The following are particular characteristics of SaaS solutions that help drive efficiencies, and hence lower costs.
Multi-tenancy: SaaS based solutions are typically multi-tenant. That is, the one set of machines supports multiple external customers concurrently. Data in the database tables may have a ‘tenant id’ or similar, where the application ensures that the tenant id is included when accessing the database so a tenant (client of the service) never sees the data of another tenant. Multi-tenancy typically delivers greater efficiency in resource consumption as it effectively allows fractions of a CPU/IO channel/etc be allocated per tenant. For example, if one application needs effectively one and a half servers and another needs only half a server, then two servers is sufficient. Without multi-tenancy, three servers would have been needed (two servers for the 1.5 server load, and a separate server for the half server load).
It is worth noting that a multi-tenant based solution is likely to have more complex database queries as the tenant id must be included in every query, used in database join operations, and so forth. So while a database may be shared across tenants, query complexity is likely to increase reducing the performance of queries. This has the potential to result in worse performance.
Availability: SaaS based solutions typically include redundancy in the architecture. Multiple servers makes it possible to lose a server and still have other servers taking the load. For example, if I have 10 servers and one goes down, the impact is much less than on a site with say only 2 servers. So for small sites, SaaS can offer a more cost effective, high availability solution by sharing redundancy of servers and hardware across multiple tenants.

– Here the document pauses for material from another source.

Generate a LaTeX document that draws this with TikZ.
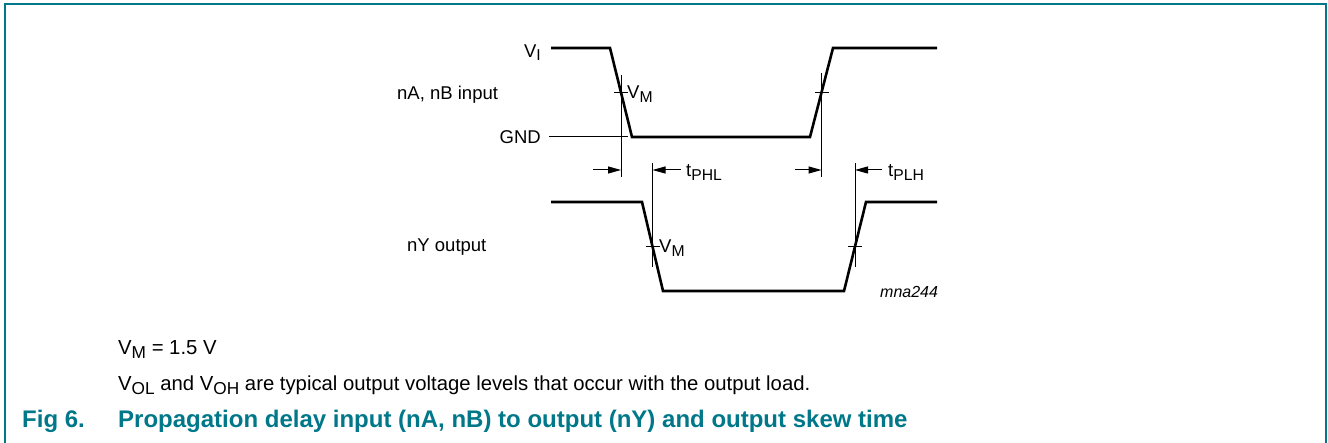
\documentclass[tikz,border=0pt]{standalone}
\usepackage{fontspec}
\setmainfont{Liberation Sans}
\usetikzlibrary{arrows.meta}
\definecolor{nxpteal}{RGB}{0,120,138}
\newcommand\sbs[1]{\raisebox{-0.32ex}{\scalebox{0.85}{#1}}}
\begin{document}
\begin{tikzpicture}[x=1pt,y=-1pt,
  wave/.style={line width=2.6pt, line join=miter},
  thinline/.style={line width=1pt},
  arr/.style={line width=1pt,-{Triangle[length=13pt,width=7pt]}},
  lbl/.style={inner sep=0pt,font=\fontsize{18.5}{18.5}\selectfont},
  note/.style={inner sep=0pt,anchor=base west,font=\fontsize{20.3}{20.3}\selectfont},
  captext/.style={inner sep=0pt,anchor=base west,text=nxpteal,font=\fontsize{24}{24}\selectfont\bfseries},
]
\useasboundingbox (0,0) rectangle (1328,443);
% frame
\draw[nxpteal,line width=1.2pt] (5,443) -- (5,4.5) (1326,4.5) -- (1326,443);
\draw[nxpteal,line width=2pt] (4.4,4.5) -- (1326.6,4.5);
% waveforms
\draw[wave] (551,48) -- (610,48) -- (632,137) -- (810,137) -- (833,48) -- (937,48);
\draw[thinline] (549,137) -- (628,137);
\draw[wave] (551,202) -- (642,202) -- (663,291) -- (844,291) -- (866,202) -- (937,202);
% measurement verticals and ticks
\draw[thinline] (621,75) -- (621,177) (614,92.5) -- (628,92.5);
\draw[thinline] (821.5,73) -- (821.5,177) (814.5,92.5) -- (828.5,92.5);
\draw[thinline] (652.5,163) -- (652.5,267) (645.5,246.5) -- (659.5,246.5);
\draw[thinline] (855,163) -- (855,267) (848,246.5) -- (862,246.5);
% arrow coordinates
\coordinate (a1s) at (593,170); \coordinate (a1e) at (621,170);
\coordinate (a2s) at (681,170); \coordinate (a2e) at (652.5,170);
\coordinate (a3s) at (795,170); \coordinate (a3e) at (821.5,170);
\coordinate (a4s) at (882,170); \coordinate (a4e) at (855,170);
\draw[arr] (a1s) -- (a1e);
\draw[arr] (a2s) -- (a2e);
\draw[arr] (a3s) -- (a3e);
\draw[arr] (a4s) -- (a4e);
% labels
\node[lbl,anchor=east] (vi) at (541,53) {V\sbs{I}};
\node[lbl,anchor=base west] (inp) at (397,100) {nA, nB input};
\node[lbl,anchor=east] (gnd) at (541,137) {GND};
\node[lbl,anchor=base west] (vm1) at (627,99) {V\sbs{M}};
\node[lbl,anchor=base west] (tphl) at (686,177) {t\sbs{PHL}};
\node[lbl,anchor=base west] (tplh) at (888,177) {t\sbs{PLH}};
\node[lbl,anchor=base west] (vm2) at (659,253) {V\sbs{M}};
\node[lbl,anchor=west] (outp) at (407,247) {nY output};
\node[inner sep=0pt,anchor=base west,font=\fontsize{16}{16}\selectfont\itshape] (mna) at (880,298) {mna244};
% notes
\node[note] (n1) at (118,355) {V\sbs{M} = 1.5 V};
\node[note] (n2) at (118,391) {V\sbs{OL} and V\sbs{OH} are typical output voltage levels that occur with the output load.};
\node[captext] (fig) at (22,428) {Fig 6.};
\node[captext] (title) at (118,428) {Propagation delay input (nA, nB) to output (nY) and output skew time};
\end{tikzpicture}
\end{document}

Less Flexibility: SaaS base solutions typically offer less flexibility in solution design. They typically define a template for all customers to follow. This is a part of how they achieve greater scale with lower costs. Making a SaaS site too flexible can lead to problems isolating the impact and changes made by one tenant on other tenants.
Containerization is the most recent trend in virtualized solutions. Virtualization allows physical servers and infrastructure to be shared between different tenants, providing OS level access within each virtual machine. Containerization is going to the next step, where developers can ship a complete container including pre-installed system software (PHP, Apache, etc) along with configured applications. Preconfigured containers reduce the need for users to access the OS directly.
My personal expectation is over the next year or so there will be more standardization in monitoring and health metrics, as well as logging support. This will allow definition of black-box containers, with less and less need for customers to access the OS. Just like a SaaS solution, the customer should not need to know what is inside the container. They should just be able to select the containers they want and spin them up.
The following are existing and emerging characteristics of container based solutions that I expect will help drive efficiencies, and hence lower costs, reducing the gap between SaaS solutions and containerized solutions.
Performance Isolation: One of the risks with SaaS is the workload of one tenant can impact other tenants. This risk is reduced with containerization. A customer has greater control over the hardware the container runs on. They can run in a VM based cloud, on dedicated hardware, etc. The customer can choose.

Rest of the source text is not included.